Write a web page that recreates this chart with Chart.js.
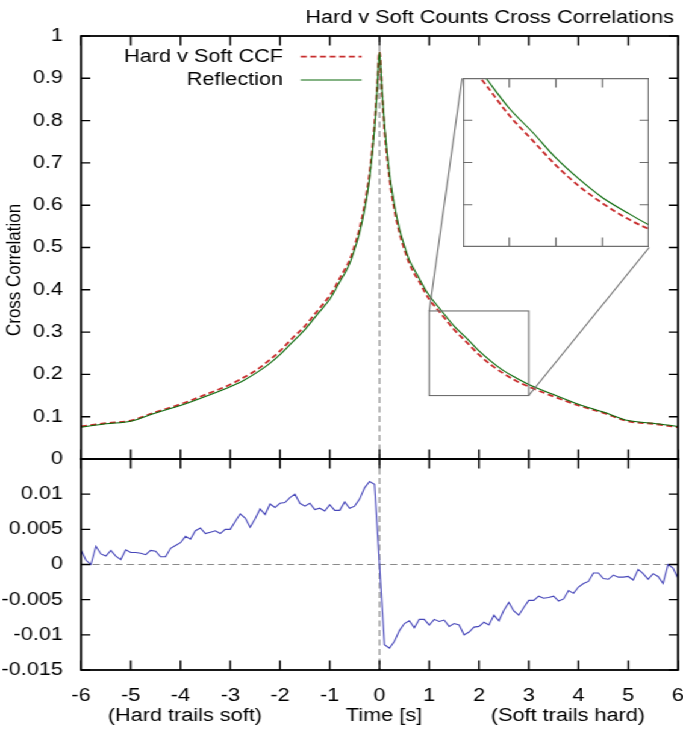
<!DOCTYPE html>
<html><head><meta charset="utf-8">
<script src="https://cdn.jsdelivr.net/npm/chart.js@4.4.1/dist/chart.umd.min.js"></script>
<style>
html,body{margin:0;padding:0;background:#fff;overflow:hidden;width:683px;height:738px;}
#stage{position:absolute;left:0;top:0;width:567px;height:738px;transform-origin:0 0;transform:scaleX(1.204586);}
#stage canvas{position:absolute;left:0;top:0;}
</style></head><body>
<div id="stage">
<canvas id="topC" width="567" height="738"></canvas>
<canvas id="botC" width="567" height="738"></canvas>
<canvas id="insC" width="151" height="169"></canvas>
</div>
<script>
// ---------- data ----------
const titleText = 'Hard v Soft Counts Cross Correlations';
const yTitleText = 'Cross Correlation';
const seriesNames = ['Hard v Soft CCF', 'Reflection', 'Difference'];
const xLabelParts = ['(Hard trails soft)', 'Time [s]', '(Soft trails hard)'];

const ccfTime = [-6,-5.5,-5,-4.5,-4,-3.5,-3,-2.75,-2.5,-2.25,-2,-1.75,-1.5,-1.25,-1,-0.9,-0.8,-0.7,-0.6,-0.5,-0.4,-0.3,-0.2,-0.1,-0.05,
  0,0.05,0.1,0.2,0.3,0.4,0.5,0.6,0.7,0.8,0.9,1,1.25,1.5,1.75,2,2.25,2.5,2.75,3,3.5,4,4.5,5,5.5,6];
const ccfValues = [0.077,0.0847,0.0908,0.111,0.1295,0.1522,0.176,0.1915,0.2083,0.2302,0.2554,0.2858,0.3142,0.350,0.3863,0.4049,0.4269,0.4475,0.470,0.5042,0.5447,0.6005,0.676,0.7907,0.873,
  0.962,0.867,0.7793,0.664,0.5895,0.5353,0.4958,0.462,0.4385,0.4191,0.3971,0.3777,0.342,0.3058,0.2762,0.2466,0.2218,0.2017,0.1845,0.171,0.1478,0.1265,0.109,0.0892,0.0833,0.075];
const reflValues = [0.075,0.0833,0.0892,0.109,0.1265,0.1478,0.171,0.1845,0.2017,0.2218,0.2466,0.2762,0.3058,0.342,0.3777,0.3971,0.4191,0.4385,0.462,0.4958,0.5353,0.5895,0.664,0.7793,0.867,
  0.962,0.873,0.7907,0.676,0.6005,0.5447,0.5042,0.470,0.4475,0.4269,0.4049,0.3863,0.350,0.3142,0.2858,0.2554,0.2302,0.2083,0.1915,0.176,0.1522,0.1295,0.111,0.0908,0.0847,0.077];

const diffTime = [-6,-5.9,-5.8,-5.7,-5.6,-5.5,-5.4,-5.3,-5.2,-5.1,-5,-4.9,-4.8,-4.7,-4.6,-4.5,-4.4,-4.3,-4.2,-4.1,
  -4,-3.9,-3.8,-3.7,-3.6,-3.5,-3.4,-3.3,-3.2,-3.1,-3,-2.9,-2.8,-2.7,-2.6,-2.5,-2.4,-2.3,-2.2,-2.1,
  -2,-1.9,-1.8,-1.7,-1.6,-1.5,-1.4,-1.3,-1.2,-1.1,-1,-0.9,-0.8,-0.7,-0.6,-0.5,-0.4,-0.3,-0.2,-0.1,
  0,0.1,0.2,0.3,0.4,0.5,0.6,0.7,0.8,0.9,1,1.1,1.2,1.3,1.4,1.5,1.6,1.7,1.8,1.9,
  2,2.1,2.2,2.3,2.4,2.5,2.6,2.7,2.8,2.9,3,3.1,3.2,3.3,3.4,3.5,3.6,3.7,3.8,3.9,
  4,4.1,4.2,4.3,4.4,4.5,4.6,4.7,4.8,4.9,5,5.1,5.2,5.3,5.4,5.5,5.6,5.7,5.8,5.9,6];
const diffValues = [0.0021,0.0006,0.0000,0.0026,0.0015,0.0012,0.0020,0.0012,0.0007,0.0021,0.0017,0.0017,0.0016,0.0014,0.0020,0.0019,0.0011,0.0011,0.0023,0.0027,
  0.0031,0.0040,0.0036,0.0048,0.0052,0.0044,0.0046,0.0048,0.0044,0.0050,0.0050,0.0061,0.0072,0.0066,0.0053,0.0065,0.0079,0.0071,0.0086,0.0081,
  0.0087,0.0088,0.0095,0.0100,0.0087,0.0083,0.0087,0.0078,0.0080,0.0076,0.0085,0.0077,0.0077,0.0089,0.0080,0.0083,0.0093,0.0109,0.0118,0.0114,
  0.0000,-0.0114,-0.0119,-0.0109,-0.0094,-0.0084,-0.0080,-0.0090,-0.0078,-0.0078,-0.0086,-0.0078,-0.0081,-0.0079,-0.0088,-0.0084,-0.0086,-0.0100,-0.0096,-0.0089,
  -0.0088,-0.0082,-0.0086,-0.0072,-0.0080,-0.0065,-0.0054,-0.0066,-0.0072,-0.0061,-0.0051,-0.0051,-0.0045,-0.0048,-0.0047,-0.0045,-0.0052,-0.0049,-0.0037,-0.0041,
  -0.0032,-0.0027,-0.0024,-0.0012,-0.0012,-0.0020,-0.0021,-0.0015,-0.0018,-0.0018,-0.0017,-0.0022,-0.0007,-0.0013,-0.0021,-0.0013,-0.0017,-0.0027,0.0000,-0.0005,-0.0020];

const xTickValues = [-6,-5,-4,-3,-2,-1,0,1,2,3,4,5,6];
const ccfTickValues = [0,0.1,0.2,0.3,0.4,0.5,0.6,0.7,0.8,0.9,1];
const diffTickValues = [-0.015,-0.01,-0.005,0,0.005,0.01,0.015];
const insetXTicks = [1.5,2,2.5];
const insetYTicks = [0.2,0.25,0.3];

const zoomWindow = {tMin: 1, tMax: 3, vMin: 0.15, vMax: 0.35};
const insetPlacement = {tMin: 1.66, tMax: 5.42, vMin: 0.5, vMax: 0.9};

// ---------- style ----------
const FONT = "'Liberation Sans', Arial, Helvetica, sans-serif";
const FS = 18;
const RED = 'rgb(200,45,45)';
const GREEN = 'rgb(10,105,10)';
const BLUE = 'rgb(70,70,185)';
const GRAYDASH = '#8a8a8a';
const Y_W = 67.24;
const PAD_R = 4.15;
const pts = (xs, ys) => xs.map((x, i) => ({x: x, y: ys[i]}));

function frame(ctx, area, xs, ys, xVals, yVals, o) {
  ctx.save();
  ctx.strokeStyle = o.color;
  ctx.lineWidth = o.tickWidth;
  ctx.setLineDash([]);
  ctx.beginPath();
  xVals.forEach(v => {
    const px = xs.getPixelForValue(v);
    ctx.moveTo(px, area.bottom); ctx.lineTo(px, area.bottom - o.lenV);
    ctx.moveTo(px, area.top); ctx.lineTo(px, area.top + o.lenV);
  });
  yVals.forEach(v => {
    const py = ys.getPixelForValue(v);
    ctx.moveTo(area.left, py); ctx.lineTo(area.left + o.lenH, py);
    ctx.moveTo(area.right, py); ctx.lineTo(area.right - o.lenH, py);
  });
  ctx.stroke();
  ctx.lineWidth = o.borderWidth;
  ctx.strokeRect(area.left, area.top, area.right - area.left, area.bottom - area.top);
  ctx.restore();
}

function dashLine(ctx, x1, y1, x2, y2) {
  ctx.save();
  ctx.strokeStyle = GRAYDASH; ctx.lineWidth = 1.2; ctx.setLineDash([6, 3.5]);
  ctx.beginPath(); ctx.moveTo(x1, y1); ctx.lineTo(x2, y2); ctx.stroke();
  ctx.restore();
}

const topDecor = {
  id: 'topDecor',
  beforeDatasetsDraw(chart) {
    const {ctx, chartArea: a, scales: {x}} = chart;
    const px = x.getPixelForValue(0);
    dashLine(ctx, px, a.top, px, a.bottom);
  },
  afterDatasetsDraw(chart) {
    const {ctx, chartArea: a, scales: {x, y}} = chart;
    // zoom window + connectors
    ctx.save();
    ctx.strokeStyle = '#6e6e6e'; ctx.lineWidth = 1.1;
    const zl = x.getPixelForValue(zoomWindow.tMin), zr = x.getPixelForValue(zoomWindow.tMax);
    const zt = y.getPixelForValue(zoomWindow.vMax), zb = y.getPixelForValue(zoomWindow.vMin);
    ctx.strokeRect(zl, zt, zr - zl, zb - zt);
    const il = x.getPixelForValue(insetPlacement.tMin), ir = x.getPixelForValue(insetPlacement.tMax);
    const it = y.getPixelForValue(insetPlacement.vMax), ib = y.getPixelForValue(insetPlacement.vMin);
    ctx.beginPath();
    ctx.moveTo(zl, zt); ctx.lineTo(il, it);
    ctx.moveTo(zr, zb); ctx.lineTo(ir, ib);
    ctx.stroke();
    ctx.restore();
    // legend
    ctx.save();
    ctx.font = FS + 'px ' + FONT;
    ctx.fillStyle = '#000'; ctx.textAlign = 'right'; ctx.textBaseline = 'middle';
    const rows = [a.top + 20.7, a.top + 44];
    [0, 1].forEach(i => {
      const ds = chart.data.datasets[i];
      ctx.fillText(ds.label, a.left + 167.7, rows[i]);
      ctx.strokeStyle = ds.borderColor; ctx.lineWidth = ds.borderWidth;
      ctx.setLineDash(ds.borderDash || []);
      ctx.beginPath(); ctx.moveTo(a.left + 182.4, rows[i]); ctx.lineTo(a.left + 233, rows[i]); ctx.stroke();
    });
    ctx.restore();
    frame(ctx, a, x, y, xTickValues, ccfTickValues, {color: '#000', tickWidth: 1.4, borderWidth: 1.8, lenV: 9.5, lenH: 7.7});
    // y title
    ctx.save();
    ctx.font = '17px ' + FONT; ctx.fillStyle = '#000';
    ctx.textAlign = 'center'; ctx.textBaseline = 'middle';
    ctx.translate(12.5, a.top + (a.bottom - a.top) * 0.553);
    ctx.rotate(-Math.PI / 2);
    ctx.fillText(yTitleText, 0, 0);
    ctx.restore();
    // chart title
    ctx.save();
    ctx.font = FS + 'px ' + FONT; ctx.fillStyle = '#000';
    ctx.textAlign = 'right'; ctx.textBaseline = 'middle';
    ctx.fillText(titleText, a.right - 3.3, 18.5);
    ctx.restore();
  }
};

const botDecor = {
  id: 'botDecor',
  beforeDatasetsDraw(chart) {
    const {ctx, chartArea: a, scales: {x, y}} = chart;
    const px = x.getPixelForValue(0), py = y.getPixelForValue(0);
    dashLine(ctx, px, a.top, px, a.bottom);
    dashLine(ctx, a.left, py, a.right, py);
  },
  afterDatasetsDraw(chart) {
    const {ctx, chartArea: a, scales: {x, y}} = chart;
    frame(ctx, a, x, y, xTickValues, diffTickValues, {color: '#000', tickWidth: 1.4, borderWidth: 1.8, lenV: 9.5, lenH: 7.7});
    ctx.save();
    ctx.font = FS + 'px ' + FONT; ctx.fillStyle = '#000';
    ctx.textAlign = 'center'; ctx.textBaseline = 'middle';
    const anchors = [-3.91, 0.09, 3.79];
    xLabelParts.forEach((s, i) => ctx.fillText(s, x.getPixelForValue(anchors[i]), a.bottom + 46));
    ctx.restore();
  }
};

const insetDecor = {
  id: 'insetDecor',
  beforeDraw(chart) {
    const {ctx, width, height} = chart;
    ctx.save(); ctx.fillStyle = '#fff'; ctx.fillRect(0, 0, width, height); ctx.restore();
  },
  afterDatasetsDraw(chart) {
    const {ctx, chartArea: a, scales: {x, y}} = chart;
    const inner = {left: a.left + 0.6, right: a.right - 0.6, top: a.top + 0.6, bottom: a.bottom - 0.6};
    frame(ctx, inner, x, y, insetXTicks, insetYTicks, {color: '#6e6e6e', tickWidth: 1.2, borderWidth: 1.3, lenV: 9, lenH: 7.5});
  }
};

const fitY = s => { s.width = Y_W; s.paddingTop = 0; s.paddingBottom = 0; };

const ccfDatasets = () => [
  {label: seriesNames[0], data: pts(ccfTime, ccfValues), borderColor: RED, borderWidth: 1.8, borderDash: [5, 3],
   pointRadius: 0, cubicInterpolationMode: 'monotone', order: 2, fill: false},
  {label: seriesNames[1], data: pts(ccfTime, reflValues), borderColor: GREEN, borderWidth: 1.1,
   pointRadius: 0, cubicInterpolationMode: 'monotone', order: 1, fill: false}
];

// ---------- top panel ----------
const topChart = new Chart(document.getElementById('topC'), {
  type: 'line',
  data: {datasets: ccfDatasets()},
  options: {
    responsive: false, animation: false, devicePixelRatio: 1,
    layout: {padding: {left: 0, right: PAD_R, top: 36, bottom: 279}},
    plugins: {legend: {display: false}, tooltip: {enabled: false}, title: {display: false}},
    scales: {
      x: {type: 'linear', min: -6, max: 6, ticks: {display: false, stepSize: 1}, grid: {display: false}, border: {display: false},
          afterFit: s => { s.height = 0; s.paddingLeft = 0; s.paddingRight = 0; }},
      y: {type: 'linear', min: 0, max: 1, grid: {display: false}, border: {display: false},
          ticks: {stepSize: 0.1, autoSkip: false, padding: 7, color: '#000', font: {family: FONT, size: FS},
                  callback: v => String(Math.round(v * 10) / 10)},
          afterFit: fitY}
    }
  },
  plugins: [topDecor]
});

// ---------- bottom panel ----------
new Chart(document.getElementById('botC'), {
  type: 'line',
  data: {datasets: [
    {label: seriesNames[2], data: pts(diffTime, diffValues), borderColor: BLUE, borderWidth: 1.1, pointRadius: 0, tension: 0, fill: false}
  ]},
  options: {
    responsive: false, animation: false, devicePixelRatio: 1,
    layout: {padding: {left: 0, right: PAD_R, top: 459, bottom: 0}},
    plugins: {legend: {display: false}, tooltip: {enabled: false}},
    scales: {
      x: {type: 'linear', min: -6, max: 6, grid: {display: false}, border: {display: false},
          ticks: {stepSize: 1, autoSkip: false, maxRotation: 0, padding: 7, color: '#000', font: {family: FONT, size: FS},
                  callback: v => String(v)},
          afterFit: s => { s.height = 68; s.paddingLeft = 0; s.paddingRight = 0; }},
      y: {type: 'linear', min: -0.015, max: 0.015, grid: {display: false}, border: {display: false},
          ticks: {stepSize: 0.005, autoSkip: false, padding: 7, color: '#000', font: {family: FONT, size: FS},
                  callback: v => (Math.abs(v - 0.015) < 1e-9 ? '' : String(Math.round(v * 1000) / 1000))},
          afterFit: fitY}
    }
  },
  plugins: [botDecor]
});

// ---------- inset ----------
(function () {
  const xs = topChart.scales.x, ys = topChart.scales.y;
  const L = xs.getPixelForValue(insetPlacement.tMin), R = xs.getPixelForValue(insetPlacement.tMax);
  const T = ys.getPixelForValue(insetPlacement.vMax), B = ys.getPixelForValue(insetPlacement.vMin);
  const c = document.getElementById('insC');
  c.width = Math.round(R - L); c.height = Math.round(B - T);
  c.style.left = L + 'px'; c.style.top = T + 'px';
  c.style.width = Math.round(R - L) + 'px'; c.style.height = Math.round(B - T) + 'px';
  new Chart(c, {
    type: 'line',
    data: {datasets: ccfDatasets()},
    options: {
      responsive: false, animation: false, devicePixelRatio: 1,
      layout: {padding: 0},
      plugins: {legend: {display: false}, tooltip: {enabled: false}},
      scales: {
        x: {type: 'linear', display: false, min: zoomWindow.tMin, max: zoomWindow.tMax},
        y: {type: 'linear', display: false, min: zoomWindow.vMin, max: zoomWindow.vMax}
      }
    },
    plugins: [insetDecor]
  });
})();
</script>
</body></html>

★ ★ ★ ★ ★ ★ ★

» **Task to complete**:
Leave out the pictures and repeat exactly the lines from the start of the material through the line that contains "const xLabelParts = ['(Hard", both included.

» **Solution to this task**:
Write a web page that recreates this chart with Chart.js.
<!DOCTYPE html>
<html><head><meta charset="utf-8">
<script src="https://cdn.jsdelivr.net/npm/chart.js@4.4.1/dist/chart.umd.min.js"></script>
<style>
html,body{margin:0;padding:0;background:#fff;overflow:hidden;width:683px;height:738px;}
#stage{position:absolute;left:0;top:0;width:567px;height:738px;transform-origin:0 0;transform:scaleX(1.204586);}
#stage canvas{position:absolute;left:0;top:0;}
</style></head><body>
<div id="stage">
<canvas id="topC" width="567" height="738"></canvas>
<canvas id="botC" width="567" height="738"></canvas>
<canvas id="insC" width="151" height="169"></canvas>
</div>
<script>
// ---------- data ----------
const titleText = 'Hard v Soft Counts Cross Correlations';
const yTitleText = 'Cross Correlation';
const seriesNames = ['Hard v Soft CCF', 'Reflection', 'Difference'];
const xLabelParts = ['(Hard trails soft)', 'Time [s]', '(Soft trails hard)'];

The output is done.